Some costs are stubborn. Specialized infrared optics, image calibration, rugged housing, and recoil-rated engineering are not likely to become dirt cheap anytime soon.
So yes, thermal will probably keep getting more affordable at the entry and mid levels. But top-end scopes will still command premium prices because the best performance is expensive to build.
Abschluss
Why Are Thermal Scopes So Expensive? Because a thermal imaging scope combines specialized infrared materials, expensive sensing hardware, real-time processing, strict calibration, and recoil-rated durability in one hunting optic.
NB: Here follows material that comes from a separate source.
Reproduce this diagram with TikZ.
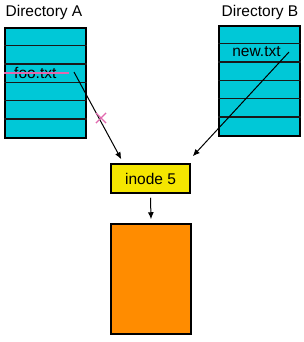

Are they worth it? For hunters who regularly need fast nighttime detection, they often are. For casual use, a handheld thermal or digital night vision device may be the better first move. The smartest buy is the one that matches your real hunting distance, terrain, and budget, not the one with the flashiest spec sheet.
FAQS
1 Why are thermal scopes usually more expensive than night vision scopes?
Because thermal scopes use different optics, different sensors, and more intensive image processing. They detect heat instead of amplifying light, which usually makes the hardware and calibration more expensive.
2 Is 640×512 worth the extra money if most of my hunting is under 200 meters?
Sometimes, but not always. If most shots are moderate and your terrain is simple, a good mid-range unit may be enough. The benefit of 640×512 usually shows up more when you want cleaner zoom, better image detail, or more flexibility across varied conditions.
3 Why can two thermal scopes with the same resolution have very different prices?
Because resolution is only one part of performance. Lens quality, NETD, image processing, display quality, recoil handling, ergonomics, and support can all create a big difference even when two models list the same pixel count.
4 Does cold or damp weather affect battery life and real-world value?
Cold weather can shorten battery life, and damp or humid conditions can reduce image contrast in real use. Nocpix also notes that lower-temperature conditions can reduce scene contrast, which can make the image look less detailed than buyers expect from lab-style marketing shots.